„Erinnerungen bisher weitgehend verschlossen“ – Abendbericht vom 18. Oktober 2024

Francois Bry erinnerte letzten Freitag im MLB „unerwartete, ernste Kindheitserlebnisse, die ihm bisher weitgehend verschlossen waren“. Während der Jugend gingen ihm manche Erinnerungen verloren. In einfach geformter, literarischer Sprache befreite der Ich-Erzähler bisher vergessene oder verschüttete Begebenheiten aus seiner Vergangenheit. Oft schmerzlich, aber zugleich auch immer erlösend.

Ausgelöst durch den Duft eines Gebäcks in Venedig, denkt er zurück an Rabbat, die Stadt seiner Kindheit.
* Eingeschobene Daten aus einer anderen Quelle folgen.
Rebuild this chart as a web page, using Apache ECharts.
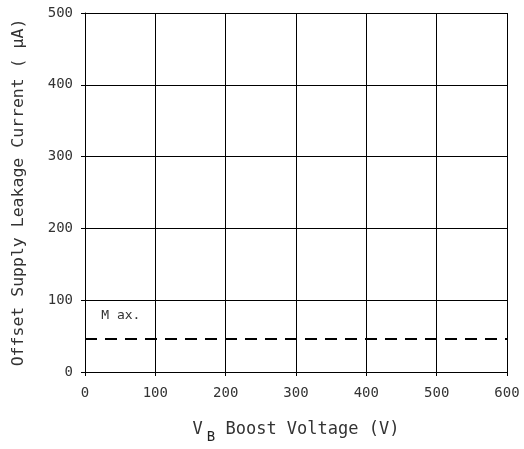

Von hier kannte er diesen Duft. Mit 42 Jahren sieht er das Fastenbrechen im Ramadan wieder. Zu dieser Zeit lebte er mit seinen Eltern in Marrakesch. Soldaten versorgen Bettler und Arme mit einer bescheidenen Suppe. Auch ihm wird eine angeboten. „Nun gehöre ich zu den Essenden“. Der Vater will keine milde Gabe. Oder vom Kerzenständer aus Messing von der Auerdult, der manchen Stromausfall bei den Großeltern durch Nähe und glückliche Gefühle mehr als erträglich machte. “Wenig Licht, aber Gemeinsamkeit“. Die eindringliche Begebenheit mit dem seltsamen, alten Rollschuhfahrer am Trocadero de Paris. Der seine einsamen Kreise zur Musik „An der schönen blauen Donau“ von Richard Strauß dreht, die aus einem mitgebrachten Plattenspieler kommt. Er will keine Geldstücke dafür und von Kindern nicht gestört werden. Auch der Ich-Erzähler war Rollschuhläufer. In der Erinnerung „Das Spiel“ spielen die Brüder mit Autos auf dem Boden der Wohnung. Der ältere Bruder bedient eine Schranke. Der Erzähler hat keine Freude an diesem Spiel. „Stimmt etwas nicht mit mir?“ fragt er sich. „Ich höre nur noch mein Herz.“

Zum Schluß der Erinnerungen – auf dem Weg zur Schule – am „Canal St. Martin“ radiert er die Schiffe, die Autos, die Menschen, Alles bis nur noch das Wasser übrig bleibt. „Ich lasse die Zeit stehen, es fühlt sich gut an“. Ein Weinen ohne Ende. Das Wasser wäscht die Tränen. Er setzt seinen Weg in die Schule fort. Kommt zu spät. Den Lehrer stört das nicht. Die Zeit verschwimmt zwischen den Zeiten. Und manchmal kommen unerwartete Erinnerungen auf einen zu. Oft schmerzlich, aber zugleich auch immer erlösend.

Die Gefühle stehen im Mittelpunkt. Das Drumherum ist unscharf. Handlung gibt es keine. Das ist aber unwichtig. Die Handlung ist das Erinnern. Ganz unspektakulär, aber eindringlich. Großer Applaus!